El alma solo se expande cuando se siente libre.

A veces el alejamiento del otro solo refleja el que tú tienes contigo.
Quizás llevas tiempo desconectada de tus propias necesidades, adaptándote, fingiendo calma.
Y el universo, con su ironía habitual, usa la distancia del otro para obligarte a mirarte al espejo.

El alma que pide oxígeno

No siempre quien se aleja huye del amor; a veces huye del ahogo.
El exceso de fusión, de control o de dependencia asfixia incluso a los vínculos más sólidos.
El amor necesita aire para respirar.

La paradoja es que muchas veces se recupera la cercanía cuando dejas de intentar forzarla.
El alma, cuando se siente libre, vuelve sola.
Por eso, a veces, la forma más profunda de amar es dejar espacio sin abandonar.

Amar no es estar encima, sino estar disponible sin invadir.
Y eso, que parece tan simple, es una de las lecciones más difíciles del amor consciente.

La comunicación que salva o destruye

Hablar, sí. Pero no desde la acusación, sino desde la vulnerabilidad.
No con frases como “te estás alejando” (que suenan a juicio), sino con “me estoy sintiendo más sola últimamente” (que suena a verdad).

El lenguaje del alma no culpa, comparte.
Y cuando hablas desde el sentir en lugar de desde la mente, el otro puede escucharte sin ponerse en guardia.

A veces el amor no se muere, solo está esperando que alguien hable desde el corazón.
Una conversación honesta puede hacer más que cien estrategias.

El espejo del desapego

El desapego no es frialdad, es madurez.
Significa amar sin miedo a perder.
Y esa es la prueba final de todo amor: poder decir “te amo” sin necesitar retenerte.

Porque lo contrario del amor no es el desamor, sino el miedo.
Miedo a estar sola, a no ser elegida, a no ser suficiente.
Y mientras ese miedo gobierne, la relación se convierte en una cárcel disfrazada de refugio.

El alma sabe amar sin cadenas.
Y cuando aprendes a hacerlo, ya no te angustian los silencios, porque sabes que tu valor no depende de la respuesta del otro.

La madurez de no dramatizar

En las películas, cuando alguien se aleja, hay música triste, lluvia y planos lentos.
En la vida real, suele haber rutina, estrés y cansancio acumulado.
La distancia emocional muchas veces no tiene nada que ver con la falta de amor, sino con la falta de energía.
La vida moderna consume tiempo, deseo y presencia.

Por eso, antes de sentenciar la relación, conviene mirar si lo que falta es amor o descanso.
A veces no se ha ido el sentimiento: se ha ido el aire.
Y una simple pausa consciente puede devolver lo que creías perdido.
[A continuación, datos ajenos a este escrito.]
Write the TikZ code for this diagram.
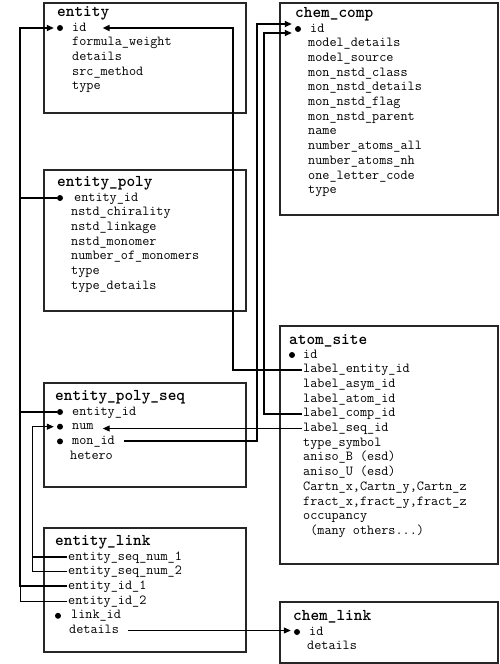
\documentclass[tikz,border=0pt]{standalone}
\usetikzlibrary{arrows.meta}
\tikzset{
box/.style={draw=black!85,line width=1.6pt,anchor=north west,inner sep=0pt},
tname/.style={anchor=west,inner sep=0pt,text height=10pt,text depth=3pt,font=\ttfamily\bfseries\fontsize{16.5}{18}\selectfont},
field/.style={anchor=west,inner sep=0pt,text height=8pt,text depth=2pt,font=\ttfamily\fontsize{13.8}{15}\selectfont},
dot/.style={circle,fill,inner sep=0pt,minimum size=6pt},
fk/.style={line width=2pt},
fkthin/.style={line width=1pt},
fkarrow/.style={-{Triangle[length=7pt,width=6pt]}}
}
\begin{document}
\begin{tikzpicture}[x=1pt,y=-1pt]
\useasboundingbox (0,0) rectangle (499,664);
\node[box,minimum width=202,minimum height=110] (entity) at (43,2) {};
\node[box,minimum width=218,minimum height=212] (chem-comp) at (279,2) {};
\node[box,minimum width=202,minimum height=141] (entity-poly) at (43,169) {};
\node[box,minimum width=202,minimum height=104] (entity-poly-seq) at (43,382) {};
\node[box,minimum width=218,minimum height=238] (atom-site) at (279,325) {};
\node[box,minimum width=202,minimum height=124] (entity-link) at (43,527) {};
\node[box,minimum width=218,minimum height=61] (chem-link) at (279,601) {};

\node[tname] at (57,13) {entity};
\node[dot] (ent-b) at (60,28) {};
\node[field] (ent-0) at (72,28) {id};
\foreach \t [count=\i] in {formula\_weight,details,src\_method,type}
\node[field] (ent-\i) at (72,{28+14.7*\i}) {\t};

\node[tname] at (295,14) {chem\_comp};
\node[dot] (cc-b) at (298,29) {};
\node[field] (cc-0) at (310,29) {id};
\foreach \t [count=\i] in {model\_details,model\_source,mon\_nstd\_class,mon\_nstd\_details,mon\_nstd\_flag,mon\_nstd\_parent,name,number\_atoms\_all,number\_atoms\_nh,one\_letter\_code,type}
\node[field] (cc-\i) at (308,{29+14.7*\i}) {\t};

\node[tname] at (57,183) {entity\_poly};
\node[dot] (ep-b) at (60,198) {};
\node[field] (ep-0) at (74,198) {entity\_id};
\foreach \t [count=\i] in {nstd\_chirality,nstd\_linkage,nstd\_monomer,number\_of\_monomers,type,type\_details}
\node[field] (ep-\i) at (71,{198+14.7*\i}) {\t};

\node[tname] at (55,397) {entity\_poly\_seq};
\foreach \t [count=\i from 0] in {entity\_id,num,mon\_id}{
\node[dot] (eps-b\i) at (60,{412+14.7*\i}) {};
\node[field] (eps-\i) at (72,{412+14.7*\i}) {\t};
}
\node[field] (eps-3) at (70,456.1) {hetero};

\node[tname] at (289,341) {atom\_site};
\node[dot] (as-b) at (292,355) {};
\foreach \t [count=\i from 0] in {id,label\_entity\_id,label\_asym\_id,label\_atom\_id,label\_comp\_id,label\_seq\_id,type\_symbol,aniso\_B (esd),aniso\_U (esd),{Cartn\_x,Cartn\_y,Cartn\_z},{fract\_x,fract\_y,fract\_z},occupancy,{\ (many others.{}.{}.)}}
\node[field] (as-\i) at (303,{355+14.7*\i}) {\t};

\node[tname] at (55,542) {entity\_link};
\foreach \t [count=\i from 0] in {entity\_seq\_num\_1,entity\_seq\_num\_2,entity\_id\_1,entity\_id\_2}
\node[field] (lk-\i) at (68,{557+14.7*\i}) {\t};
\node[dot] (lk-b) at (58,615.8) {};
\node[field] (lk-4) at (71,615.8) {link\_id};
\node[field] (lk-5) at (69,630.5) {details};

\node[tname] at (293,617) {chem\_link};
\node[dot] (cl-b) at (297,632) {};
\node[field] (cl-0) at (309,632) {id};
\node[field] (cl-1) at (307,646.7) {details};

\coordinate (tr1) at (20,0);
\coordinate (tr2) at (32,0);
\coordinate (tr3) at (233,0);
\coordinate (tr4) at (257,0);
\coordinate (tr5) at (264,0);
\coordinate (cc-in1) at ([yshift=5pt]cc-b.west);
\coordinate (cc-in2) at ([yshift=-4pt]cc-b.west);

\draw[fk,fkarrow,shorten >=3pt] ([xshift=-1.5pt]lk-2.west) -| (tr1 |- ent-b) -- (ent-b);
\draw[fkthin] ([xshift=-1.5pt]lk-3.west) -| (tr1 |- lk-2);
\draw[fk] (ep-b) -- (ep-b -| tr1);
\draw[fk] (eps-b0) -- (eps-b0 -| tr1);
\draw[fkthin,fkarrow,shorten >=3pt] ([xshift=-1.5pt]lk-1.west) -| (tr2 |- eps-b1) -- (eps-b1);
\draw[fk] ([xshift=-1.5pt]lk-0.west) -- (lk-0 -| tr2);
\draw[fk,fkarrow,shorten >=16pt] ([xshift=-1.5pt]as-1.west) -| (tr3 |- ent-0) -- (ent-0.east);
\draw[fk,fkarrow,shorten <=9pt,shorten >=3pt] (eps-2.east) -| (tr4 |- cc-in1) -- (cc-in1);
\draw[fk,fkarrow,shorten >=3pt] ([xshift=-1.5pt]as-4.west) -| (tr5 |- cc-in2) -- (cc-in2);
\draw[fkthin,fkarrow,shorten >=9pt] ([xshift=-1.5pt]as-5.west) -- (eps-1.east |- as-5);
\draw[fkthin,fkarrow,shorten <=9pt,shorten >=3pt] (lk-5.east) -- (lk-5 -| cl-b.west);
\end{tikzpicture}
\end{document}
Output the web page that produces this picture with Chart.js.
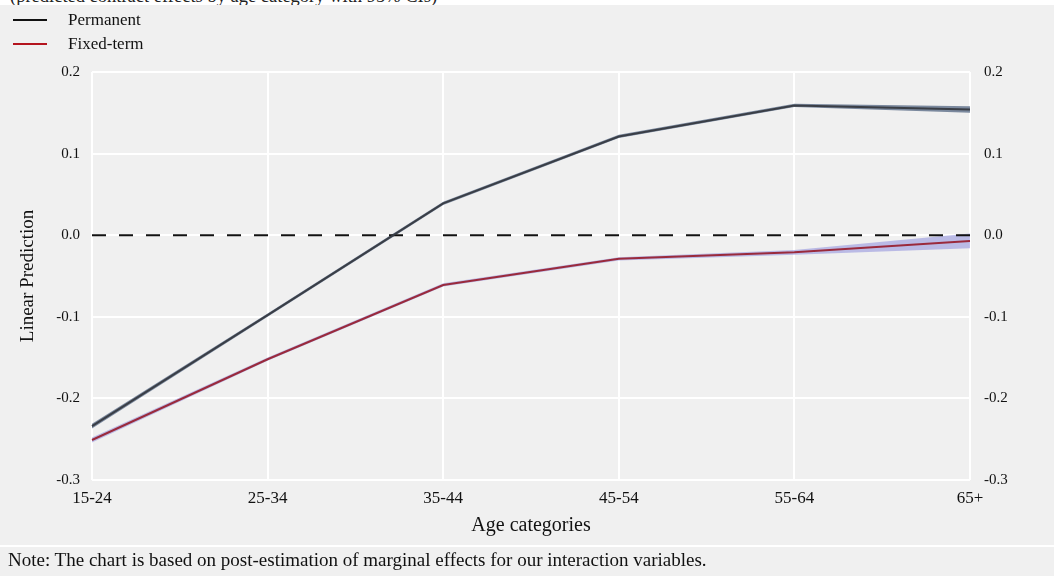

Cuando el alejamiento se vuelve definitivo

Y sí, a veces el otro se va del todo.
No con portazos, sino con ese adiós silencioso que duele más porque no tiene palabras.
Y ahí no queda otra que aceptar.
No hay técnica, ni mantra, ni discurso que evite el vacío.

Pero hay algo bello en ese vacío: te devuelve a ti.
A lo que eras antes de amar.
A lo que has descubierto gracias a amar.
Y a la certeza de que puedes seguir caminando, incluso con el corazón un poco roto.

El amor no siempre está hecho para durar; a veces está hecho para despertar.
Y si ese vínculo te enseñó a sentir más, ya cumplió su propósito.

La ironía del aprendizaje

Después de tanto análisis, de tanta angustia, llega un día en que miras atrás y te ríes.
Porque entiendes que, si alguien se alejó, también tú necesitabas soltar.
Que sin esa distancia, no habrías recuperado tu poder ni tu silencio.

El humor vuelve cuando la herida cicatriza.
Y reírse de la propia intensidad no es cinismo, es sabiduría.
El alma madura cuando aprende a amar sin exigir que la entiendan.

Lo que queda cuando se van

Cuando el otro se aleja, queda un eco.
Pero con el tiempo, ese eco se vuelve música.
Una melodía suave que recuerda que fuiste capaz de amar, de sentir, de apostar.
Y eso, en un mundo de corazones blindados, ya es un milagro.

La distancia enseña a amar sin miedo, a mirar sin poseer, a escuchar sin anticipar.
Y si aprendes eso, incluso la despedida se vuelve sagrada.